The world's largest online retailer ground to a halt on Thursday afternoon when a software deployment error crippled Amazon's shopping platform, preventing millions of customers from browsing products or completing purchases across multiple continents.

The disruption began around 2:00 p.m. ET and lasted roughly five hours, with user reports declining to less than 650 incidents by 8:16 p.m. ET after peaking at about 22,000. Amazon later confirmed the issue was related to a software code deployment and stated the website and app were running smoothly again.
The scale of disruption was significant. Data from Downdetector showed 58 per cent of problems came from checkout, 17 per cent from product pages, and 14 per cent from the mobile app. Customers flooding social media platforms complained of being unable to see prices, complete transactions, view product reviews, and track orders. Some could browse the site but found themselves locked out at the final purchase stage.
Amazon's initial response was measured. The company's help department replied to multiple complaints on X with the message: "We're sorry that some customers may be experiencing issues. We appreciate your patience as we work to resolve the issue". At first, the company did not disclose the root cause or expected timeframe for restoration.
Timing Raised Questions
The timing prompted immediate speculation about external causes. Some of Amazon's data centres in the United Arab Emirates and Bahrain were damaged by drone strikes linked to the Middle East conflict earlier in the week. However, although three Amazon Web Services facilities in the Middle East were damaged during Iranian drone strikes in Bahrain and the United Arab Emirates on Monday, Amazon did not say there was a direct correlation between those attacks and the Thursday outages.
The distinction matters because it highlights a genuine tension in modern e-commerce infrastructure. Large retailers like Amazon maintain multiple data centre locations precisely to guard against regional disruptions. Yet the outage reveals that even with redundancy in place, software errors can bypass those protections. A faulty code deployment propagates across geographic boundaries in milliseconds.
Reckoning with Dependence
From an economic standpoint, Amazon's outage illustrates both the efficiency and the fragility of centralised digital platforms. Although the issue brought Amazon's shopping service to its knees, it did not appear to affect Amazon's AWS division, which provides online infrastructure and cloud services to a vast array of customers across the web. This matters: AWS remained functional even as Amazon's own retail operations failed, suggesting the problem was isolated to one system rather than a complete infrastructure collapse.

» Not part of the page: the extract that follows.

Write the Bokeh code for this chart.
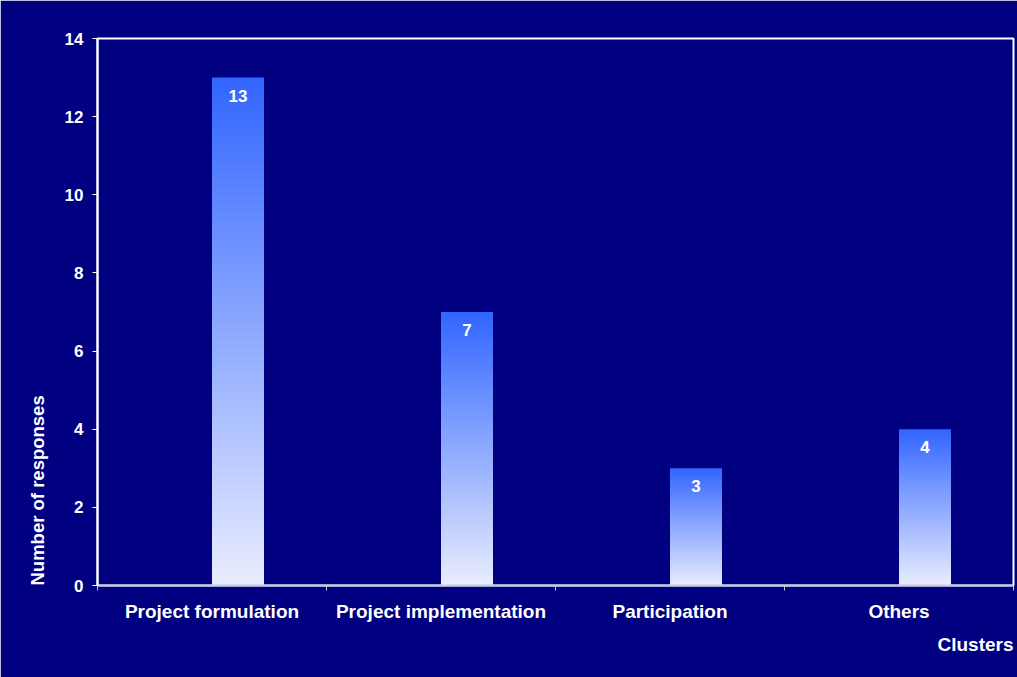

Still, the incident deserves scrutiny. Australian businesses and consumers increasingly depend on Amazon for both retail services and cloud infrastructure. When services like AWS function while the retail platform fails, it demonstrates that operational resilience is not guaranteed merely by scale or investment. It requires constant vigilance over deployment protocols, testing procedures, and rollback capabilities.
Amazon's transparency about the cause, once it came, was refreshing by industry standards. Naming software deployment as the culprit rather than attributing the outage to external factors shows accountability, though it also reveals internal process gaps that allowed faulty code to reach production systems.
The practical question now is whether Amazon and similar tech giants will implement stricter safeguards. Staged deployments, automated rollbacks, and better monitoring could prevent future incidents. Yet such measures carry costs; excessive caution can slow innovation and increase operational expense. The balance between speed and safety remains unresolved.
For consumers and businesses relying on Amazon, Thursday's outage served as a reminder worth heeding: even the largest platforms are vulnerable to internal errors. Sensible users will maintain backup payment methods and alternative suppliers, accepting that no single retailer or service provider operates without risk.